I consider myself to be a very open-minded person. With that, I try to let myself experience new things while placing all judgments aside. That being said, this evening I had the chance to attend a Kirtan, which entails various chanting of Sanskrit, (be it music or a cappella) and storytelling by members of a group. Thankfully, my cousin Marianna invited me to this, so we were able to go experience this together.
Coming from a background in Christianity, it made me question if participating in this event went against my religious views. I initially wondered if I was somehow giving praise to a God other than my own. Was I going against the ideals I had been taught in youth group and Sunday school? Or could I somehow praise my God through this new kind of worship?
As I sat there, eyes closed and focusing on my intentional breathing, I realized that I was indeed doing what I had been taught by my pastor and the leaders of various youth church retreats. I was meditating and allowing myself to be open and present in the moment. However, I was doing so all the while giving thanks to the Father and the Son. As a Christian, I am more than justified in quiet meditation and prayer, and this was exactly what I was doing in that room.

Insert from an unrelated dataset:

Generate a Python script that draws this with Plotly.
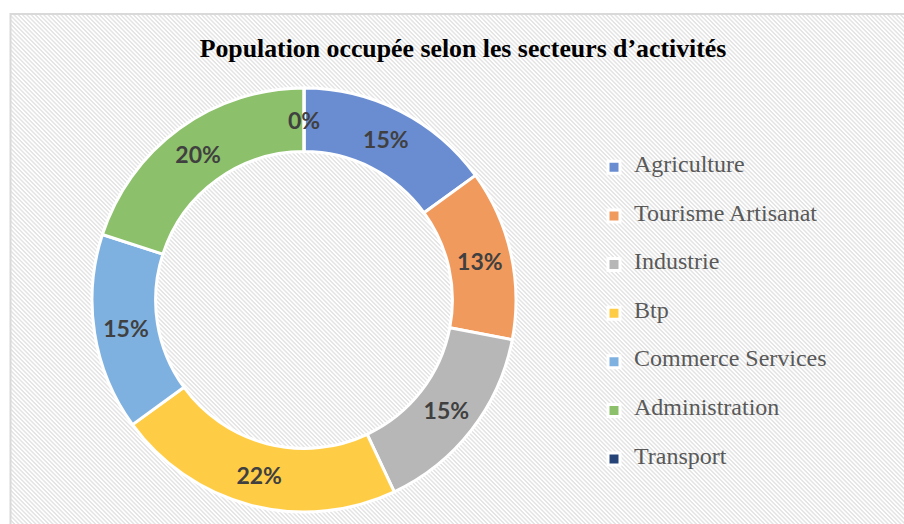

I joined in with the various chants and sang along where I saw fit, and I let myself be open to the wonderful messages that the leaders of the group were teaching. They had a centered focus, from the beginning, on love. Not just the word love and how our society throws it around so easily, but the kind of love that you can feel deeply and that excites your soul. I felt like I was able to connect with these ideals, because it is exactly what I have been taught through the Bible. The Bible teaches me to love unconditionally and whole-heartedly—which gave me a way to link myself to the mood and message of the Kirtan.
Another message that I was able to center back into my own roots was being open and willing to grow in your faith—knowing that someday, when you are fully ripened, you will be picked like the fruit from a tree. This brought me a strong connection to the idea that someday the Father will call me home again, when I am ripe and have done all that he has planned for me. I will be ready.
As you can tell, I felt that I got a lot out of this experience (and I might have had a little fun too). It also connected with my new experience on a deeper level. I opened myself up and I am so grateful for that. I know there will be more chanting in my future.